Wipfli has appetite for strategic growth

The Wipfli headquarters is located in this building in Wauwatosa
The Wipfli headquarters is located in this building in Wauwatosa.

Accounting and business consulting firm Wipfli LLP has been snapping up smaller accounting firms at a breakneck pace over the past few years, and has no plans to slow down anytime soon.

The company has recently been focused on the Chicago market, and could soon even have a larger workforce in Chicago than at its corporate headquarters office in Wauwatosa.

Like many firms in the accounting world, Wipfli is growing strategically in order to expand the business services it can offer clients, and also to get closer to existing and potential customers.

“There is quite a bit of accounting (firm) consolidation going on, particularly during the past few years. It’s maybe picked up in the last three to five years,” said Dennis Tomorsky, CPA, J.D., CGMA, president and chief executive officer of the Wisconsin Institute of CPAs. “In a lot of cases, I think it’s being driven by CPAs who are approaching retirement age and haven’t really figured out an exit strategy.”

Not only does Wipfli look over the books, but it also consults on topics like IT and human resources; guides companies through mergers and acquisitions; handles employee benefits; performs risk advisory; helps companies go public; and offers a myriad of related services. Those value-added services have been driving its growth, said Rick Dreher, managing partner of Wipfli.

Many accounting firms are moving in the direction of using the data they already gather to give businesses additional insight about strategies such as increasing profit margins, reducing costs or lowering prices, Tomorsky said.

Dreher
Dreher

Money doesn’t necessarily change hands in accounting firm transactions, but the companies are being absorbed into the larger firm, with the promise of a benefit upon employees’ retirement. Wipfli made five acquisitions in 2016 alone, bringing in about $40 million in acquisitive revenue, and it has a second 2017 acquisition wrapping up in the next month or so, with total 2017 acquisitive revenue expected to exceed last year, Dreher said.

“We’re looking for partners that choose to practice with us in the way we practice,” he said.

When Dreher became managing partner 11 years ago, Wipfli had 16 offices in Wisconsin and two in the Twin Cities. Now, it has more than 1,800 employees at 43 offices in the U.S. and two in India. It is ranked among the top 20 accounting and business consulting firms in the country.

Last month, Wipfli acquired CPA and advisory firm BIK & Co. LLP, based in Chicago suburb Palatine, the third Chicago market acquisition it has made in the past 13 months.

Wipfli now has eight Chicago area offices: downtown; Northbrook; Buffalo Grove; Burr Ridge; Palatine; Vernon Hills; Tinley Park; and Westchester.
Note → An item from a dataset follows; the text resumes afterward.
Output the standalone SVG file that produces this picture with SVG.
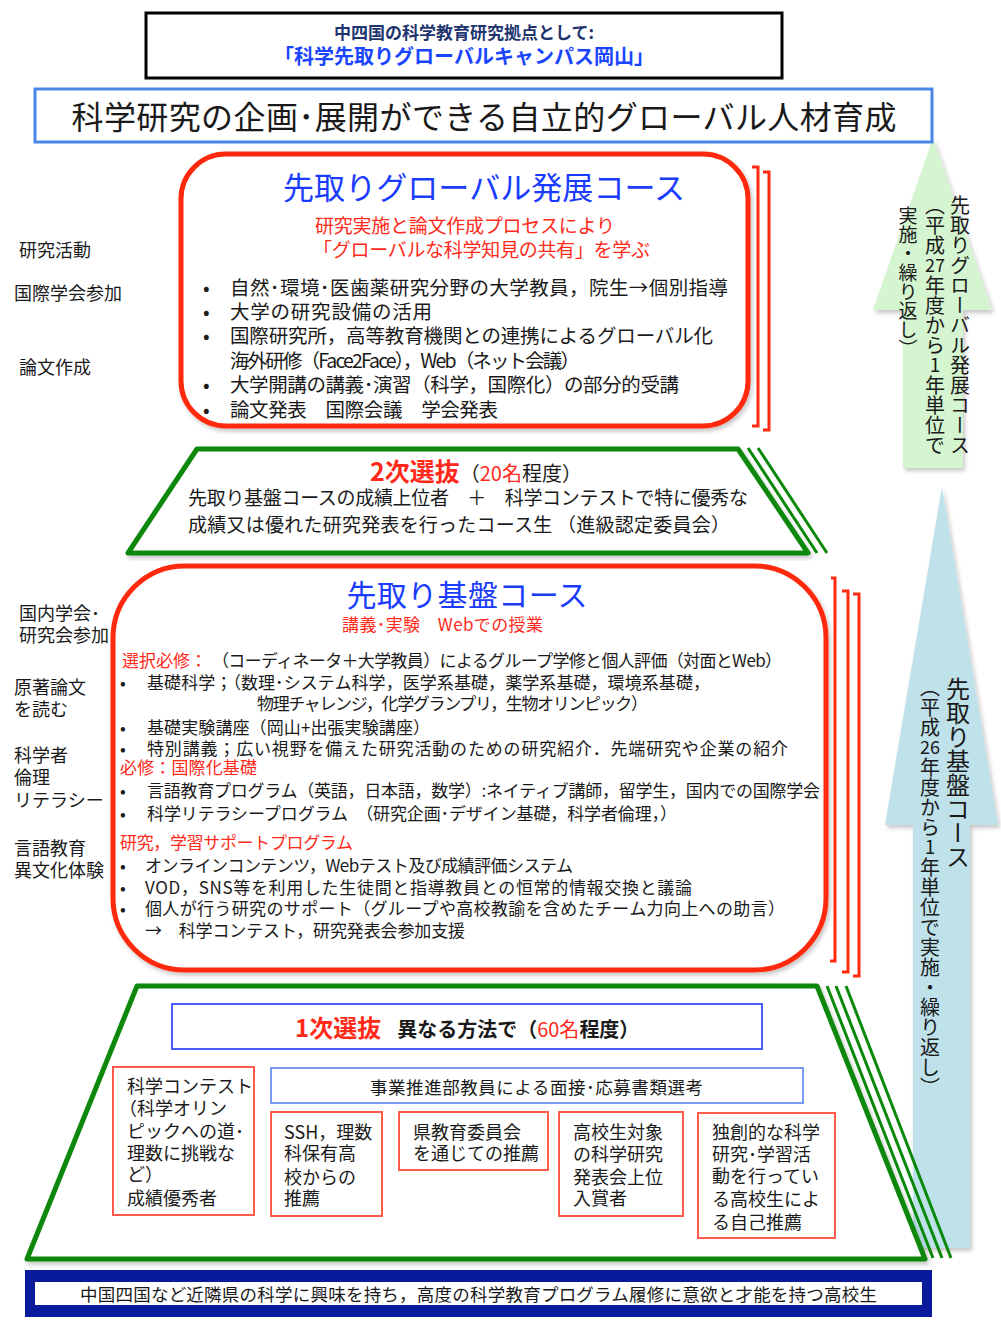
<svg xmlns="http://www.w3.org/2000/svg" width="1001" height="1336" viewBox="0 0 1001 1336">
<defs>
<filter id="sh" x="-5%" y="-5%" width="110%" height="112%"><feDropShadow dx="2" dy="3" stdDeviation="2" flood-color="#000" flood-opacity="0.22"/></filter>
</defs>
<style>
text{font-family:"Noto Sans CJK JP","Noto Sans CJK SC",sans-serif;fill:#1a1a1a}
.red{fill:#ff2a1a}
.blue{fill:#1a3cff}
.b{font-weight:bold}
.rbox{fill:#fff;stroke:#ff2a0f;stroke-width:5}
.brk{fill:none;stroke:#ff2a0f;stroke-width:3}
.grn{fill:#fff;stroke:#0a880a;stroke-width:5;stroke-linejoin:round}
.gln{stroke:#0a880a;stroke-width:3}
.sbox{fill:#fff;stroke:#ff5a4a;stroke-width:2}
.f17{font-size:17px}
.f18{font-size:18px}
.f19{font-size:19px}
.f195{font-size:19.5px}
.v{writing-mode:vertical-rl}
</style>
<rect width="1001" height="1336" fill="#fff"/>

<g id="connectors">
  <path d="M933,138 L992,310 L963,310 L963,468 L903,468 L903,310 L873,310 Z" fill="#d4f5cf" filter="url(#sh)"/>
  <path d="M942,487 L998,825 L970,825 L970,1248 L913,1248 L913,825 L885,825 Z" fill="#bfe1ea" filter="url(#sh)"/>
</g>

<g id="arrow-advanced-label">
  <text class="v" x="960" y="195" style="font-size:20px">先取りグローバル発展コース</text>
  <text class="v" x="935" y="195" style="font-size:20px">（平成</text>
  <text x="935" y="272" text-anchor="middle" style="font-size:18px">27</text>
  <text class="v" x="935" y="275" style="font-size:20px">年度から</text>
  <text x="935" y="372" text-anchor="middle" style="font-size:19px">1</text>
  <text class="v" x="935" y="375" style="font-size:20px">年単位で</text>
  <text class="v" x="908" y="206" style="font-size:19px">実施・繰り返し）</text>
</g>

<g id="arrow-basic-label">
  <text class="v" x="958" y="677" style="font-size:24px">先取り基盤コース</text>
  <text class="v" x="930" y="677" style="font-size:20px">（平成</text>
  <text x="930" y="754" text-anchor="middle" style="font-size:18px">26</text>
  <text class="v" x="930" y="757" style="font-size:20px">年度から</text>
  <text x="930" y="854" text-anchor="middle" style="font-size:19px">1</text>
  <text class="v" x="930" y="857" style="font-size:20px">年単位で実施・繰り返し）</text>
</g>

<g id="header">
  <rect x="146" y="13" width="636" height="65" fill="#fff" stroke="#000" stroke-width="3"/>
  <text x="464" y="39" text-anchor="middle" class="b" style="font-size:17px;fill:#1f3570">中四国の科学教育研究拠点として:</text>
  <text x="464" y="64" text-anchor="middle" class="b" style="font-size:20px;fill:#1a45ff">「科学先取りグローバルキャンパス岡山」</text>
</g>

<g id="goal">
  <rect x="35" y="89" width="897" height="53" fill="#fff" stroke="#4a86e8" stroke-width="3"/>
  <text x="484" y="129" text-anchor="middle" style="font-size:32px" textLength="825">科学研究の企画･展開ができる自立的グローバル人材育成</text>
</g>

<g id="course-advanced">
  <rect class="rbox" x="181" y="154" width="567" height="272" rx="45" filter="url(#sh)"/>
  <path class="brk" d="M752,167 H758 V426 H752"/>
  <path class="brk" d="M763,172 H769 V430 H763"/>
  <text x="484" y="199" text-anchor="middle" class="blue" style="font-size:31px" textLength="402">先取りグローバル発展コース</text>
  <text x="315" y="233" class="red f19" textLength="300">研究実施と論文作成プロセスにより</text>
  <text x="313" y="257" class="red f19" textLength="337">「グローバルな科学知見の共有」を学ぶ</text>
  <g class="f195">
    <text x="203" y="295">•</text><text x="230" y="295" textLength="498">自然･環境･医歯薬研究分野の大学教員，院生→個別指導</text>
    <text x="203" y="319">•</text><text x="230" y="319" textLength="202">大学の研究設備の活用</text>
    <text x="203" y="343">•</text><text x="230" y="343" textLength="483">国際研究所，高等教育機関との連携によるグローバル化</text>
    <text x="230" y="368" textLength="350">海外研修（Face2Face），Web（ネット会議）</text>
    <text x="203" y="392">•</text><text x="230" y="392" textLength="449">大学開講の講義･演習（科学，国際化）の部分的受講</text>
    <text x="203" y="417">•</text><text x="230" y="417" textLength="268">論文発表　国際会議　学会発表</text>
  </g>
</g>

<g id="labels-advanced" class="f18">
  <text x="19" y="257">研究活動</text>
  <text x="14" y="300">国際学会参加</text>
  <text x="19" y="374">論文作成</text>
</g>

<g id="selection-2">
  <polygon class="grn" points="197,449 738,449 808,553 128,553" filter="url(#sh)"/>
  <line class="gln" x1="748" y1="448" x2="817" y2="553"/>
  <line class="gln" x1="758" y1="448" x2="827" y2="553"/>
  <text x="370" y="481"><tspan class="red b" style="font-size:25px">2次選抜</tspan><tspan style="font-size:20px">（</tspan><tspan class="red" style="font-size:20px">20名</tspan><tspan style="font-size:20px">程度）</tspan></text>
  <text x="188" y="505" class="f19" textLength="560">先取り基盤コースの成績上位者　＋　科学コンテストで特に優秀な</text>
  <text x="188" y="532" class="f19" textLength="542">成績又は優れた研究発表を行ったコース生 （進級認定委員会）</text>
</g>

<g id="course-basic">
  <rect class="rbox" x="113" y="566" width="713" height="404" rx="72" filter="url(#sh)"/>
  <path class="brk" d="M831,578 H835 V961 H830"/>
  <path class="brk" d="M842,591 H848 V972 H842"/>
  <path class="brk" d="M853,594 H859 V976 H853"/>
  <text x="467" y="606" text-anchor="middle" class="blue" style="font-size:30px" textLength="241">先取り基盤コース</text>
  <text x="342" y="631" class="red f17" textLength="201">講義･実験　Webでの授業</text>
  <g class="f17">
    <text x="122" y="666.5"><tspan class="red">選択必修：</tspan></text>
    <text x="212" y="666.5" textLength="570">（コーディネータ＋大学教員）によるグループ学修と個人評価（対面とWeb）</text>
    <text x="120" y="688.5">•</text><text x="147" y="688.5" textLength="563">基礎科学；（数理･システム科学，医学系基礎，薬学系基礎，環境系基礎，</text>
    <text x="257" y="709.5" textLength="391">物理チャレンジ，化学グランプリ，生物オリンピック）</text>
    <text x="120" y="733.5">•</text><text x="147" y="733.5" textLength="283">基礎実験講座（岡山+出張実験講座）</text>
    <text x="120" y="754.5">•</text><text x="147" y="754.5" textLength="641">特別講義；広い視野を備えた研究活動のための研究紹介．先端研究や企業の紹介</text>
    <text x="120" y="773.5" class="red" textLength="137">必修：国際化基礎</text>
    <text x="120" y="796.5">•</text><text x="147" y="796.5" textLength="673">言語教育プログラム（英語，日本語，数学）:ネイティブ講師，留学生，国内での国際学会</text>
    <text x="120" y="819.5">•</text><text x="147" y="819.5" textLength="530">科学リテラシープログラム　（研究企画･デザイン基礎，科学者倫理，）</text>
    <text x="120" y="848.5" class="red" textLength="233">研究，学習サポートプログラム</text>
    <text x="120" y="871.5">•</text><text x="145" y="871.5" textLength="428">オンラインコンテンツ，Webテスト及び成績評価システム</text>
    <text x="120" y="893.5">•</text><text x="145" y="893.5" textLength="547">VOD，SNS等を利用した生徒間と指導教員との恒常的情報交換と議論</text>
    <text x="120" y="914.5">•</text><text x="145" y="914.5" textLength="640">個人が行う研究のサポート（グループや高校教諭を含めたチーム力向上への助言）</text>
    <text x="145" y="936.5" textLength="320">→　科学コンテスト，研究発表会参加支援</text>
  </g>
</g>

<g id="labels-basic" class="f18">
  <text x="19" y="620">国内学会･</text>
  <text x="19" y="642">研究会参加</text>
  <text x="14" y="694">原著論文</text>
  <text x="14" y="716">を読む</text>
  <text x="14" y="762">科学者</text>
  <text x="14" y="784">倫理</text>
  <text x="14" y="807">リテラシー</text>
  <text x="14" y="855">言語教育</text>
  <text x="14" y="877">異文化体験</text>
</g>

<g id="selection-1">
  <polygon class="grn" points="137,986 817,986 925,1259 27,1259" filter="url(#sh)"/>
  <line class="gln" x1="827" y1="986" x2="933" y2="1258"/>
  <line class="gln" x1="836" y1="986" x2="942" y2="1258"/>
  <line class="gln" x1="846" y1="986" x2="951" y2="1258"/>
  <rect x="172" y="1004" width="590" height="45" fill="#fff" stroke="#4a5cf5" stroke-width="2"/>
  <text x="295" y="1037"><tspan class="red b" style="font-size:24px">1次選抜</tspan><tspan class="b" style="font-size:20px" dx="16">異なる方法で（</tspan><tspan class="red" style="font-size:20px">60名</tspan><tspan class="b" style="font-size:20px">程度）</tspan></text>
  <rect x="271" y="1068" width="532" height="35" fill="#fff" stroke="#7a9cf0" stroke-width="2"/>
  <text x="370" y="1093.5" style="font-size:17.5px" textLength="333">事業推進部教員による面接･応募書類選考</text>
</g>

<g id="route-contest" class="f18">
  <rect class="sbox" x="113" y="1067" width="141" height="148"/>
  <text x="127" y="1093">科学コンテスト</text>
  <text x="119" y="1115">（科学オリン</text>
  <text x="127" y="1138">ピックへの道･</text>
  <text x="127" y="1160">理数に挑戦な</text>
  <text x="127" y="1181">ど）</text>
  <text x="127" y="1205">成績優秀者</text>
</g>

<g id="route-ssh" class="f18">
  <rect class="sbox" x="271" y="1112" width="111" height="104"/>
  <text x="284" y="1139">SSH，理数</text>
  <text x="284" y="1160">科保有高</text>
  <text x="284" y="1184">校からの</text>
  <text x="284" y="1205">推薦</text>
</g>

<g id="route-board" class="f18">
  <rect class="sbox" x="399" y="1112" width="149" height="58"/>
  <text x="413" y="1139">県教育委員会</text>
  <text x="413" y="1160">を通じての推薦</text>
</g>

<g id="route-presentation" class="f18">
  <rect class="sbox" x="559" y="1112" width="124" height="104"/>
  <text x="573" y="1139">高校生対象</text>
  <text x="573" y="1161">の科学研究</text>
  <text x="573" y="1184">発表会上位</text>
  <text x="573" y="1205">入賞者</text>
</g>

<g id="route-self" class="f18">
  <rect class="sbox" x="698" y="1113" width="137" height="125"/>
  <text x="712" y="1139">独創的な科学</text>
  <text x="712" y="1161">研究･学習活</text>
  <text x="712" y="1183">動を行ってい</text>
  <text x="712" y="1206">る高校生によ</text>
  <text x="712" y="1229">る自己推薦</text>
</g>

<g id="target-students">
  <rect x="25" y="1270" width="907" height="47" fill="#0a1a9c"/>
  <rect x="35" y="1282" width="887" height="23" fill="#fff"/>
  <text x="80" y="1300.5" style="font-size:17.5px" textLength="797">中国四国など近隣県の科学に興味を持ち，高度の科学教育プログラム履修に意欲と才能を持つ高校生</text>
</g>
</svg>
The plan is to acquire another downtown Chicago firm and then consolidate some offices in the market to serve clients from one location in each cardinal direction, Dreher said.

“Over time, there will be a combining of offices and we are going to work out of multiple locations—we call it our diamond strategy for Chicago,” he said. “Chicago is a strategic hub for us. Wipfli’s plan of the future is really around a hub-and-spoke model.”
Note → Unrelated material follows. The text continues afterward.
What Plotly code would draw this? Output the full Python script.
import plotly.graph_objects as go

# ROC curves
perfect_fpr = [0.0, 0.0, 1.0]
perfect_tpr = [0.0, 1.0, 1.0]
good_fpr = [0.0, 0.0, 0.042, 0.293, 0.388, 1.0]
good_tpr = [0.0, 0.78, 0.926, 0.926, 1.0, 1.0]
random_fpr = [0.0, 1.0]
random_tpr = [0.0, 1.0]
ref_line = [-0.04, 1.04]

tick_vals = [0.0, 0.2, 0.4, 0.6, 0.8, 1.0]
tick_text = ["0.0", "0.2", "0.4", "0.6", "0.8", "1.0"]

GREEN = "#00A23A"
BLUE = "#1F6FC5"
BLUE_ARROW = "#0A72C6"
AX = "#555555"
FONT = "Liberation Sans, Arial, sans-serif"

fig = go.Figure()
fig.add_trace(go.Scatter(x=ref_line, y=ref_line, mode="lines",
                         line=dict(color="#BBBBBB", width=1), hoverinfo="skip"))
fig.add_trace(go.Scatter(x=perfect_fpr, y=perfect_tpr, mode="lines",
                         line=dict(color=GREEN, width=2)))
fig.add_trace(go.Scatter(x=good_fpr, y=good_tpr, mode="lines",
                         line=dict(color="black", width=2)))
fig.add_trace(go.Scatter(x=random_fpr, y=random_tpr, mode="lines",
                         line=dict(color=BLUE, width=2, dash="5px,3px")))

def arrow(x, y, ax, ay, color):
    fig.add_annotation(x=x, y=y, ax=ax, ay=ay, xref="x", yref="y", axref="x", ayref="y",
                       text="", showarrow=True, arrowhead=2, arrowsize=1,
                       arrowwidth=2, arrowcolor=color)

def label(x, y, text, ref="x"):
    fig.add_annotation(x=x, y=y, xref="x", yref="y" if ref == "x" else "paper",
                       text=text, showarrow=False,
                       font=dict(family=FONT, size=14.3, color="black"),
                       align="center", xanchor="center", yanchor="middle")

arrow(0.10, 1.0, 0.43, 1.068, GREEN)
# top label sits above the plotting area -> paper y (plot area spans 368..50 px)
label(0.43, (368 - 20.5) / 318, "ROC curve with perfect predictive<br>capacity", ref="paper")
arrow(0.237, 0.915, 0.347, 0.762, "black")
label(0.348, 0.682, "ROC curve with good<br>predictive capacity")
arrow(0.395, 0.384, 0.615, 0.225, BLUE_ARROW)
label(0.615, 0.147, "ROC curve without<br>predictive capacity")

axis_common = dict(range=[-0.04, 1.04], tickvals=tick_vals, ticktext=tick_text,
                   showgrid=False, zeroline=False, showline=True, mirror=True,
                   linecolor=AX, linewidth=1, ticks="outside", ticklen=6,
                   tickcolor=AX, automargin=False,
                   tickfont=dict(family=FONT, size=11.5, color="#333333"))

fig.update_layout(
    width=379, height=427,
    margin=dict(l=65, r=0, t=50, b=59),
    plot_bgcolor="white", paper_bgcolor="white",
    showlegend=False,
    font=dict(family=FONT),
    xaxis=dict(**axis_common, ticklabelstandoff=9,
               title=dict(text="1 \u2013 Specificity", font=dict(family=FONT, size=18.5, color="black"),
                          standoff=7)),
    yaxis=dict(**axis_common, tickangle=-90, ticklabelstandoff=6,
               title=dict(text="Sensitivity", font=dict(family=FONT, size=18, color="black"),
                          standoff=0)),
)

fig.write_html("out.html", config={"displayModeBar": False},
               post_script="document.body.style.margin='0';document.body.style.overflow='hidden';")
While the spokes will house traditional CPA firm services, such as bookkeeping and tax advisory, the hubs will be where consulting associates are located, Dreher said.

“Wipfli, as a firm, earns a little over one-third of our revenue from this consulting space,” he said. “A hub city for us needs to be an airport city.”
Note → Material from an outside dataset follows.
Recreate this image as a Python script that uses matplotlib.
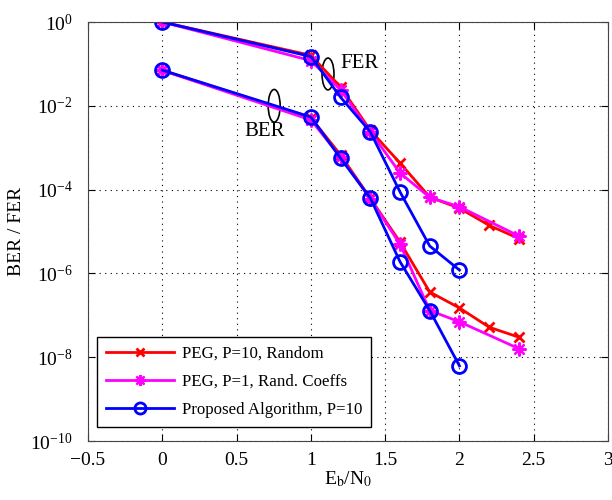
import matplotlib.pyplot as plt
from matplotlib.patches import Ellipse
import numpy as np

plt.rcParams['font.family'] = ['Liberation Serif', 'DejaVu Serif']
plt.rcParams['mathtext.fontset'] = 'stix'

# Eb/N0 points
snr_red = [0, 1, 1.2, 1.4, 1.6, 1.8, 2.0, 2.2, 2.4]
snr_mag = [0, 1, 1.2, 1.4, 1.6, 1.8, 2.0, 2.4]
snr_blue = [0, 1, 1.2, 1.4, 1.6, 1.8, 2.0]

# FER curves
fer_red = [1.0, 0.16, 0.028, 2.6e-3, 4.3e-4, 6.6e-5, 3.6e-5, 1.4e-5, 6.8e-6]
fer_mag = [1.0, 0.12, 0.024, 2.4e-3, 2.5e-4, 6.5e-5, 3.9e-5, 7.8e-6]
fer_blue = [1.0, 0.15, 0.016, 2.4e-3, 8.8e-5, 4.5e-6, 1.2e-6]

# BER curves
ber_red = [0.07, 5.2e-3, 6.7e-4, 6.2e-5, 5.6e-6, 3.6e-7, 1.5e-7, 5.2e-8, 3.0e-8]
ber_mag = [0.07, 4.6e-3, 6.0e-4, 6.0e-5, 5.0e-6, 1.3e-7, 7.0e-8, 1.6e-8]
ber_blue = [0.071, 5.4e-3, 5.6e-4, 6.3e-5, 1.9e-6, 1.3e-7, 6.2e-9]

labels = ["PEG, P=10, Random", "PEG, P=1, Rand. Coeffs", "Proposed Algorithm, P=10"]

fig = plt.figure(figsize=(6.12, 5.0), dpi=100)
ax = fig.add_axes([0.1438, 0.118, 0.8497, 0.838])

red_kw = dict(color="red", marker="x", markersize=7, markeredgewidth=2, linewidth=2)
mag_kw = dict(color="magenta", marker=(8, 2, 0), markersize=10, markeredgewidth=1.6,
              linewidth=2)
blue_kw = dict(color="blue", marker="o", markersize=10, markerfacecolor="none",
               markeredgewidth=2, linewidth=2)

ax.semilogy(snr_red, fer_red, label=labels[0], **red_kw)
ax.semilogy(snr_mag, fer_mag, label=labels[1], **mag_kw)
ax.semilogy(snr_blue, fer_blue, label=labels[2], **blue_kw)
ax.semilogy(snr_red, ber_red, **red_kw)
ax.semilogy(snr_mag, ber_mag, **mag_kw)
ax.semilogy(snr_blue, ber_blue, **blue_kw)

ax.set_xlim(-0.5, 3)
ax.set_ylim(1e-10, 1e0)
ax.set_xticks(np.arange(-0.5, 3.01, 0.5))
ax.set_xticklabels(["\u22120.5", "0", "0.5", "1", "1.5", "2", "2.5", "3"])
ax.set_yticks([10.0 ** k for k in range(-10, 1, 2)])
ax.yaxis.set_minor_locator(plt.NullLocator())
ax.tick_params(direction="in", top=True, right=True, labelsize=14, length=5)
ax.tick_params(axis="y", pad=11)
ax.tick_params(axis="x", pad=8)
ax.grid(True, linestyle=(0, (1, 4)), color="black", linewidth=0.8)
for s in ax.spines.values():
    s.set_color("#444444")

ax.set_xlabel("E$_\\mathrm{b}$/N$_\\mathrm{0}$", fontsize=14, labelpad=0)
ax.set_ylabel("BER / FER", fontsize=14, labelpad=4)

# ellipse annotations
ax.add_patch(Ellipse((0.4615, 0.876), 0.023, 0.076, transform=ax.transAxes,
                     fill=False, edgecolor="black", linewidth=1.2))
ax.add_patch(Ellipse((0.358, 0.80), 0.023, 0.078, transform=ax.transAxes,
                     fill=False, edgecolor="black", linewidth=1.2))
ax.text(1.33, 0.105, "FER", fontsize=15, ha="center", va="center")
ax.text(0.69, 2.4e-3, "BER", fontsize=15, ha="center", va="center")

leg = ax.legend(loc="lower left", bbox_to_anchor=(0.017, 0.033), borderaxespad=0,
                fontsize=12.2, fancybox=False, framealpha=1, edgecolor="black",
                handlelength=4.0, labelspacing=0.7, markerscale=0.8,
                borderpad=0.55, handletextpad=0.45)
leg.get_frame().set_linewidth(1.0)

fig.savefig("out.png", dpi=100)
Milwaukee, which has fewer airline routes, doesn’t necessarily have to be a hub city, and Chicago will house a significant portion of the company’s Midwest consultants, Dreher said.

Wipfli already has a decentralized management structure, with two of its eight management team members in Green Bay, two in Eau Claire, one in Milwaukee, one in Chicago, one in Appleton and one in the Twin Cities.

“Where we’re ‘headquartered’ really doesn’t matter,” Dreher said. “Milwaukee’s headquarters for now and we don’t anticipate changing that anytime soon. But someday, could Chicago make sense? Sure, but it’s certainly not required the way we manage our firm.”

The Midwest is a stronghold for Wipfli. The Wauwatosa office has the most employees, at about 170. The Twin Cities has two offices totaling about 170, Green Bay’s office has 135, Wausau has 100 and Eau Claire has 120, Dreher said. Wipfli now has about 200 employees among its eight Chicago offices.

But the company, which has about $300 million in annual revenue, also is expanding its presence across its nine-state footprint, with seven offices in Montana alone. It expects to grow its top line revenue 15 to 25 percent per year for the forseeable future.

Wipfli’s model is built on personalized service, so it is doubling down on in-person availability with brick-and-mortar in its key markets. While it’s more costly to have so many offices, it’s a good long-term client satisfaction strategy, he said. The company serves a total of 45,000 businesses and individuals nationwide.

“If you were going to come to the Midwest new, you wouldn’t replicate what we have today. We just have too many offices on top of each other,” Dreher said. “We just think that is the best way to service our clients and develop a longstanding relationship. We will operate out of more offices than most of our competitors.”